Ultrastructural details of the bony layer are reported with three different magnification 30x, 50x and 150x.

Fig 3. Biocompatibility of biomimetic scaffold.

Haematoxylin and eosin staining of empty scaffolds maintained for 8 weeks in expansion (a) or osteogenic medium (f) and of hADSCs seeded scaffolds (b-e, g-l) maintained in the same media for 1, 2, 4 and 8 weeks, magnification 10x. (k) Graphical representation of cell count at 1, 2, 4 and 8 weeks of culture in expansion (light bars) and osteogenic medium (dark bars). Two-way ANOVA p values are reported. Symbols above bars indicate statistically significant differences (p<0.05) in the Tukey HSD post-hoc tests: 1 indicates differences with the 1 week group (same medium), 2 indicates differences with the 2 weeks group (same medium), 3 indicates differences with the 4 weeks group (same medium), 4 indicates differences with the 8 weeks group (same medium) and * indicates differences in osteogenic vs expansion medium groups (same time-points). Three independently isolated hADSC samples have been used for each time-point.

Fig 4. Matrix mineralization during osteogenesis.

Alizarin Red S staining of empty scaffolds maintained for 8 weeks in expansion (a) or osteogenic medium (f) and of hADSCs seeded scaffolds (b-e, g-j) maintained in the same media for 1, 2, 4 and 8 weeks, magnification 2.5x. (k) Graphical representation of Alizarin Red S staining resulting optical density at 1, 2, 4 and 8 weeks of culture in expansion (light bars) and osteogenic medium (dark bars) and of empty scaffolds at 8 weeks. Two-way ANOVA p values are reported. Symbols above bars indicate statistically significant differences (p<0.05) in the Tukey HSD post-hoc tests: 1 indicates differences with the empty scaffold group (same medium), 2 indicates differences with the 1 week group (same medium), 3 indicates differences with the 2 weeks group (same medium), 4 indicates differences with the 4 weeks group (same medium), 5 indicates differences with the 8 weeks group (same medium) and * indicates differences in osteogenic vs expansion medium groups (same time-points). Three independently isolated hADSC samples have been used for each time-point.

Fig 5. Expression of representative osteogenic markers.

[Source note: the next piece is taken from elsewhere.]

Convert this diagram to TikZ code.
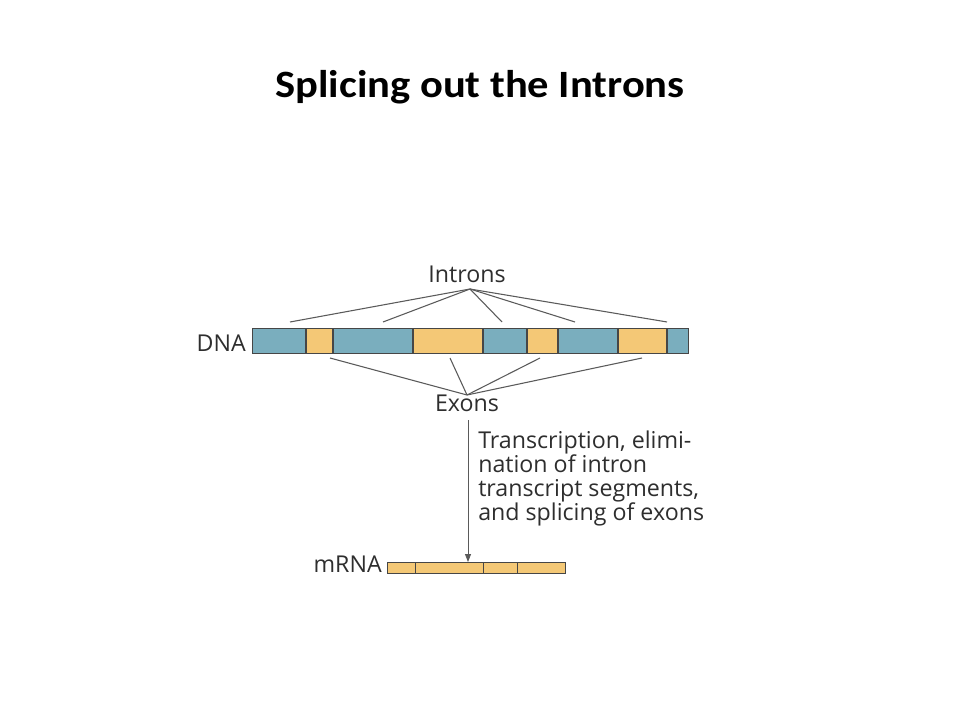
\documentclass[tikz,border=0pt]{standalone}
\usepackage{fontspec}
\setmainfont{Open Sans}
\newfontfamily\titlefont{Carlito}
\usetikzlibrary{arrows.meta}
\definecolor{exblue}{RGB}{122,174,190}
\definecolor{inyellow}{RGB}{244,200,118}
\definecolor{edgegray}{RGB}{70,70,70}
\definecolor{linegray}{RGB}{90,90,90}
\tikzset{
  seg/.style={draw=edgegray, line width=0.9pt},
  pointer/.style={draw=linegray, line width=0.8pt},
  lbl/.style={font=\fontsize{17.4}{17.3}\selectfont, text=black!82, inner sep=0pt},
}
\begin{document}
\begin{tikzpicture}[x=0.75pt,y=-0.75pt]
\useasboundingbox (0,0) rectangle (960,720);
\fill[white] (0,0) rectangle (960,720);
% title
\node[font=\titlefont\bfseries\fontsize{29}{32}\selectfont, inner sep=0pt, anchor=base] (title) at (480,98) {\scalebox{1.1}[1]{Splicing out the Introns}};
% DNA bar
\fill[exblue] (252,328) rectangle (306,353);
\fill[inyellow] (306,328) rectangle (333,353);
\fill[exblue] (333,328) rectangle (413,353);
\fill[inyellow] (413,328) rectangle (483,353);
\fill[exblue] (483,328) rectangle (527,353);
\fill[inyellow] (527,328) rectangle (558,353);
\fill[exblue] (558,328) rectangle (618,353);
\fill[inyellow] (618,328) rectangle (667,353);
\fill[exblue] (667,328) rectangle (688,353);
\node[seg, minimum width=436*0.75pt, minimum height=25*0.75pt, inner sep=0pt, anchor=north west] (dna) at (252,328) {};
\foreach \x in {306,333,413,483,527,558,618,667}{
  \draw[seg] (\x,328) -- (\x,353);
}
\node[lbl, anchor=base east] (dnalbl) at (246,351) {DNA};
% Introns
\node[lbl, anchor=base] (introns) at (467,283) {Introns};
\coordinate (ic) at (470,289);
\foreach \x/\n in {290/i1,383/i2,502/i3,575/i4,667/i5}{
  \coordinate (\n) at (\x,322);
  \draw[pointer] (ic) -- (\n);
}
% Exons
\node[lbl, anchor=base] (exons) at (467,411.5) {Exons};
\coordinate (ec) at (467,395);
\foreach \x/\n in {330/e1,450/e2,540/e3,642/e4}{
  \coordinate (\n) at (\x,358);
  \draw[pointer] (ec) -- (\n);
}
% mRNA
\fill[inyellow] (387,562) rectangle (565,573);
\node[seg, line width=0.7pt, minimum width=178*0.75pt, minimum height=11*0.75pt, inner sep=0pt, anchor=north west] (mrna) at (387,562) {};
\foreach \x in {415,483.5,517}{
  \draw[seg, line width=0.7pt] (\x,562) -- (\x,573);
}
\node[lbl, anchor=base east] (mrnalbl) at (382,572.5) {mRNA};
% arrow
\coordinate (astart) at (468,420);
\draw[draw=linegray, line width=0.6pt, -{Triangle[length=6pt,width=4.5pt]}] (astart) -- (mrna.north -| astart);
\node[lbl, anchor=base west, align=left] (desc) at (478,520.7)
 {Transcription, elimi-\\nation of intron\\transcript segments,\\and splicing of exons};
\end{tikzpicture}
\end{document}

Immunohistochemical analysis of representative osteogenic markers: (A) Osterix, (B) Osteopontin, (C) ALPL, (D) Osteonectin and (E) Osteocalcin, performed on hADSCs cultured on scaffolds either in expansion (a-d) or in osteogenic medium (e-h), at different time points (1, 2, 4 and 8 weeks), magnification 20x. (i) Average cellular positivity for osteogenic markers in both expansion (light bars) and osteogenic medium (dark bars). Two-way ANOVA p values are reported. Symbols above bars indicate statistically significant differences (p<0.05) in the Tukey HSD post-hoc tests: 1 indicates differences with the 1 week group (same medium), 2 indicates differences with the 2 weeks group (same medium), 3 indicates differences with the 4 weeks group (same medium), 4 indicates differences with the 8 weeks group (same medium) and * indicates differences in osteogenic vs expansion medium groups (same time-points). Three independently isolated hADSC samples have been used for each time-point.